• PROBLEM:
Repeat exactly the lines from the start of the material below up to and including the "const LINE_HEIGHT = 32.7;" line.

• SOURCE DATA:
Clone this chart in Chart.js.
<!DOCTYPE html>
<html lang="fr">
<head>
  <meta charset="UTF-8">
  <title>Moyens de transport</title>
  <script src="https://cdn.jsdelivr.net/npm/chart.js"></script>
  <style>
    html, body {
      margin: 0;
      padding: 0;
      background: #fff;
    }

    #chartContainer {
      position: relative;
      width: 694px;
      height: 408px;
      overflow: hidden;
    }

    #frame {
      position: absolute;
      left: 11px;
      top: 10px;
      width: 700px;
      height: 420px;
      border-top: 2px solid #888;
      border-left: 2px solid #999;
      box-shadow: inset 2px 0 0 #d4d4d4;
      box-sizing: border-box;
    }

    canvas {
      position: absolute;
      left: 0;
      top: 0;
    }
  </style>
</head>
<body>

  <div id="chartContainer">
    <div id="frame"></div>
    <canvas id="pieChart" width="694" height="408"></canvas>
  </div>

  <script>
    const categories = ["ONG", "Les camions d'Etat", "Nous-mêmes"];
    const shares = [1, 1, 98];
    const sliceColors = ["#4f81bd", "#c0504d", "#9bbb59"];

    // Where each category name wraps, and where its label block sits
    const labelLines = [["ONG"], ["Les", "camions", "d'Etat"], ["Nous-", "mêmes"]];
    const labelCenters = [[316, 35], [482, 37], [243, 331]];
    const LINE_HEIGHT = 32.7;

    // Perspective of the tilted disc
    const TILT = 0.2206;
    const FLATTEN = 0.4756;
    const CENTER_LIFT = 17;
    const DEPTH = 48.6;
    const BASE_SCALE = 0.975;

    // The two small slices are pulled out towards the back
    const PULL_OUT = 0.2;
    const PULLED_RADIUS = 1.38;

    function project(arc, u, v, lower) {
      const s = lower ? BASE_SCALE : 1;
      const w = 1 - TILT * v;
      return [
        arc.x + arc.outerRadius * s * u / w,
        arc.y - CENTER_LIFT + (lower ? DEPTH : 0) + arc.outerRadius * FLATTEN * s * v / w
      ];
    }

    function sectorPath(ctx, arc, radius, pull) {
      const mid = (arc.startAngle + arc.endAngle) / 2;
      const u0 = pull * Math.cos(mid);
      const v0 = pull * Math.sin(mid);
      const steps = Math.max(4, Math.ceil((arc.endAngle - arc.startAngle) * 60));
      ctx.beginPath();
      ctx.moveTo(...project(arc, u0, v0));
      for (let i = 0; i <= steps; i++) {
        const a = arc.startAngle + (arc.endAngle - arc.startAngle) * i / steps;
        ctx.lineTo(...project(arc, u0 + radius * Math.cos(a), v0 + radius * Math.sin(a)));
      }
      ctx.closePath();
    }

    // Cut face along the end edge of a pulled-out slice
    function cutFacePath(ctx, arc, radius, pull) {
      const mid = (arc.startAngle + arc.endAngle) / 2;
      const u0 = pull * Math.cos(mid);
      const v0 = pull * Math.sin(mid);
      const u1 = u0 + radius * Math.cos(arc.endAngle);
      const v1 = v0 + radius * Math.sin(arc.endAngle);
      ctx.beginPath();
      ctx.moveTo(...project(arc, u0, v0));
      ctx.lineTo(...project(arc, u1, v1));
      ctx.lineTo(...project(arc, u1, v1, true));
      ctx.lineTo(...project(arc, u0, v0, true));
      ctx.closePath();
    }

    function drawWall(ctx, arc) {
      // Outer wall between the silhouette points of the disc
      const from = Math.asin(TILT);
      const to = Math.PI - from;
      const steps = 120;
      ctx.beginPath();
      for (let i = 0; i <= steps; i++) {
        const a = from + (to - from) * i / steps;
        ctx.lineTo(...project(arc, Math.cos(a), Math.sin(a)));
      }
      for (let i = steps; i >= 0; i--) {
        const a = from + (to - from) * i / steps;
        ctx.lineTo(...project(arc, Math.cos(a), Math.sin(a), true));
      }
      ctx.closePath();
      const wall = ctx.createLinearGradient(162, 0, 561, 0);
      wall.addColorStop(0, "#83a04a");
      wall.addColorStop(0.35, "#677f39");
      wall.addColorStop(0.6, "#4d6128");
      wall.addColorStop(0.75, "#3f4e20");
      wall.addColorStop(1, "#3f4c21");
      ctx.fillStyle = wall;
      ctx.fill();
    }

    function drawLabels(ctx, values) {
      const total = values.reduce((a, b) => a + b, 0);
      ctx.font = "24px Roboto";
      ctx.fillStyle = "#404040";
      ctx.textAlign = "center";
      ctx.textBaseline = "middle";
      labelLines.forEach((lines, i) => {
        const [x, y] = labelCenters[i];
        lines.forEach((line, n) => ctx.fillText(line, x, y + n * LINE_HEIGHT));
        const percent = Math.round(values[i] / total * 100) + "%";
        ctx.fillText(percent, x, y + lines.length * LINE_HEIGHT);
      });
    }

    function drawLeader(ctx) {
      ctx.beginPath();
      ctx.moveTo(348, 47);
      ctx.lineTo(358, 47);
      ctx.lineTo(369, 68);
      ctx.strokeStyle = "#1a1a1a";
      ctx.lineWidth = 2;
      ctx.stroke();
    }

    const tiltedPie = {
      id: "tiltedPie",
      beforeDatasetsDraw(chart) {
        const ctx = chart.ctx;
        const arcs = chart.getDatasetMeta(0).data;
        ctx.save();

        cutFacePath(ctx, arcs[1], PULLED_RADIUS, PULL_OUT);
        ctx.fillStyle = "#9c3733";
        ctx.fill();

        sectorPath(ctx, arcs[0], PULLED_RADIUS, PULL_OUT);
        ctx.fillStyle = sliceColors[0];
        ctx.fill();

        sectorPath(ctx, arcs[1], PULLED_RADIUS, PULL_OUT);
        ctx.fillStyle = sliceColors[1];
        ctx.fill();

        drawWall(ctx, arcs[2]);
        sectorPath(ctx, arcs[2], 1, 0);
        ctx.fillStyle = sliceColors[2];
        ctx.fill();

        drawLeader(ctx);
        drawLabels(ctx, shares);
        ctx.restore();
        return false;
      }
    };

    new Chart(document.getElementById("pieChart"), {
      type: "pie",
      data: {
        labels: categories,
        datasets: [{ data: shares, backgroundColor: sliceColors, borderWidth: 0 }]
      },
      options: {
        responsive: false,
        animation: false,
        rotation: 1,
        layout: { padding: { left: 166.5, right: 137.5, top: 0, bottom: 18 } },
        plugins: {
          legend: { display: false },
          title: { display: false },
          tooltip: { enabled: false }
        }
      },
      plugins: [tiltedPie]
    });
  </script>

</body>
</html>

• EXPECTED ANSWER:
Clone this chart in Chart.js.
<!DOCTYPE html>
<html lang="fr">
<head>
  <meta charset="UTF-8">
  <title>Moyens de transport</title>
  <script src="https://cdn.jsdelivr.net/npm/chart.js"></script>
  <style>
    html, body {
      margin: 0;
      padding: 0;
      background: #fff;
    }

    #chartContainer {
      position: relative;
      width: 694px;
      height: 408px;
      overflow: hidden;
    }

    #frame {
      position: absolute;
      left: 11px;
      top: 10px;
      width: 700px;
      height: 420px;
      border-top: 2px solid #888;
      border-left: 2px solid #999;
      box-shadow: inset 2px 0 0 #d4d4d4;
      box-sizing: border-box;
    }

    canvas {
      position: absolute;
      left: 0;
      top: 0;
    }
  </style>
</head>
<body>

  <div id="chartContainer">
    <div id="frame"></div>
    <canvas id="pieChart" width="694" height="408"></canvas>
  </div>

  <script>
    const categories = ["ONG", "Les camions d'Etat", "Nous-mêmes"];
    const shares = [1, 1, 98];
    const sliceColors = ["#4f81bd", "#c0504d", "#9bbb59"];

    // Where each category name wraps, and where its label block sits
    const labelLines = [["ONG"], ["Les", "camions", "d'Etat"], ["Nous-", "mêmes"]];
    const labelCenters = [[316, 35], [482, 37], [243, 331]];
    const LINE_HEIGHT = 32.7;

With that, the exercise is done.